• Task prompt
Only the lines from the top of the listing below to the line that has "fit_y = [0.12, 0.33, 0.55, 0.87, 1.2, 1.42]" should be echoed, with both ends kept and pictures left out.

• Given data
::::

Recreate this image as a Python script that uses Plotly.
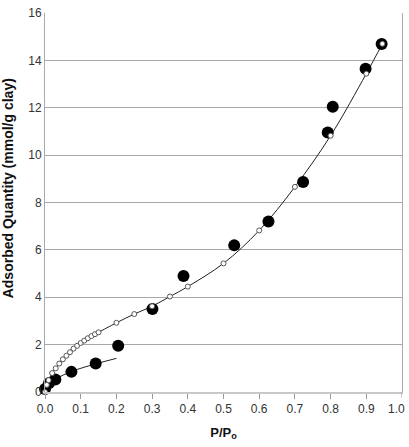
import plotly.graph_objects as go

# Open-circle series (with smooth line)
open_x = [0.0, 0.005, 0.01, 0.02, 0.03, 0.04, 0.05, 0.06, 0.07, 0.08, 0.09, 0.10,
          0.11, 0.12, 0.13, 0.14, 0.15, 0.20, 0.25, 0.30, 0.35, 0.40, 0.50, 0.60,
          0.70, 0.80, 0.90, 0.945]
open_y = [0.0, 0.3, 0.5, 0.8, 1.0, 1.2, 1.38, 1.53, 1.68, 1.83, 1.95, 2.07,
          2.17, 2.27, 2.36, 2.44, 2.52, 2.92, 3.29, 3.62, 4.03, 4.45, 5.43, 6.82,
          8.66, 10.82, 13.44, 14.7]

# Filled-circle series
filled_x = [0.0, 0.011, 0.029, 0.074, 0.142, 0.205, 0.301, 0.388, 0.53, 0.626,
            0.723, 0.792, 0.806, 0.898, 0.943]
filled_y = [0.13, 0.37, 0.53, 0.85, 1.2, 1.95, 3.5, 4.9, 6.19, 7.2,
            8.87, 10.96, 12.04, 13.65, 14.69]

# Low-pressure fit line for the filled series
fit_x = [0.0, 0.01, 0.03, 0.075, 0.145, 0.2]
fit_y = [0.12, 0.33, 0.55, 0.87, 1.2, 1.42]

x_ticks = [0.0, 0.1, 0.2, 0.3, 0.4, 0.5, 0.6, 0.7, 0.8, 0.9]
x_labels = ["0.0", "0.1", "0.2", "0.3", "0.4", "0.5", "0.6", "0.7", "0.8", "0.9"]
x_last_tick = 1.0
x_last_label = "1.0"
y_ticks = [0, 2, 4, 6, 8, 10, 12, 14, 16]
y_title = "<b>Adsorbed Quantity (mmol/g clay)</b>"
x_title = "<b>P/P<sub>o</sub></b>"

fig = go.Figure()
fig.add_trace(go.Scatter(x=fit_x, y=fit_y, mode="lines", line=dict(color="#222", width=1, shape="spline"),
                         hoverinfo="skip", showlegend=False, cliponaxis=False))
fig.add_trace(go.Scatter(x=open_x, y=open_y, mode="lines", line=dict(color="#222", width=1, shape="spline"),
                         showlegend=False, cliponaxis=False))
fig.add_trace(go.Scatter(x=filled_x, y=filled_y, mode="markers",
                         marker=dict(size=12, color="black", line=dict(width=0)),
                         showlegend=False, cliponaxis=False))
fig.add_trace(go.Scatter(x=open_x, y=open_y, mode="markers",
                         marker=dict(size=5, color="white", line=dict(color="#555", width=1)),
                         showlegend=False, cliponaxis=False))

# last x tick mark and label (label kept inside the page)
fig.add_shape(type="line", xref="x", yref="paper", x0=x_last_tick, x1=x_last_tick,
              y0=0, y1=-6 / 382, line=dict(width=1, color="#999"))
fig.add_annotation(x=x_last_tick, xref="x", y=0, yref="paper", yanchor="top", yshift=-8,
                   xanchor="right", xshift=5,
                   text=x_last_label, showarrow=False, font=dict(size=12, color="#333"))

# y-axis title as rotated annotation
fig.add_annotation(x=0, xref="paper", xshift=-37, xanchor="center",
                   y=8.6, yref="y", yanchor="middle", textangle=-90,
                   text=y_title, showarrow=False, font=dict(size=14, color="#111"))

fig.update_layout(
    width=409, height=447,
    margin=dict(l=45, r=6, t=10, b=55),
    paper_bgcolor="white", plot_bgcolor="white",
    font=dict(family="Liberation Sans, Arial, sans-serif", color="#333", size=11),
    xaxis=dict(range=[0, 1], tickvals=x_ticks, ticktext=x_labels, showgrid=False,
               showline=True, linecolor="#c8c8c8", linewidth=2, ticks="outside",
               ticklen=5, tickcolor="#999", tickwidth=1, zeroline=False,
               tickfont=dict(size=12, color="#333"),
               title=dict(text=x_title, font=dict(size=13, color="#111"), standoff=12)),
    yaxis=dict(range=[0, 16], tickvals=y_ticks, showgrid=True, gridcolor="#a8a8a8", gridwidth=1,
               showline=True, linecolor="#aaa", linewidth=1, mirror=True, ticks="", zeroline=False,
               tickfont=dict(size=12, color="#333")),
)
fig.write_html("out.html")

::::

• Solution to this problem
Recreate this image as a Python script that uses Plotly.
import plotly.graph_objects as go

# Open-circle series (with smooth line)
open_x = [0.0, 0.005, 0.01, 0.02, 0.03, 0.04, 0.05, 0.06, 0.07, 0.08, 0.09, 0.10,
          0.11, 0.12, 0.13, 0.14, 0.15, 0.20, 0.25, 0.30, 0.35, 0.40, 0.50, 0.60,
          0.70, 0.80, 0.90, 0.945]
open_y = [0.0, 0.3, 0.5, 0.8, 1.0, 1.2, 1.38, 1.53, 1.68, 1.83, 1.95, 2.07,
          2.17, 2.27, 2.36, 2.44, 2.52, 2.92, 3.29, 3.62, 4.03, 4.45, 5.43, 6.82,
          8.66, 10.82, 13.44, 14.7]

# Filled-circle series
filled_x = [0.0, 0.011, 0.029, 0.074, 0.142, 0.205, 0.301, 0.388, 0.53, 0.626,
            0.723, 0.792, 0.806, 0.898, 0.943]
filled_y = [0.13, 0.37, 0.53, 0.85, 1.2, 1.95, 3.5, 4.9, 6.19, 7.2,
            8.87, 10.96, 12.04, 13.65, 14.69]

# Low-pressure fit line for the filled series
fit_x = [0.0, 0.01, 0.03, 0.075, 0.145, 0.2]
fit_y = [0.12, 0.33, 0.55, 0.87, 1.2, 1.42]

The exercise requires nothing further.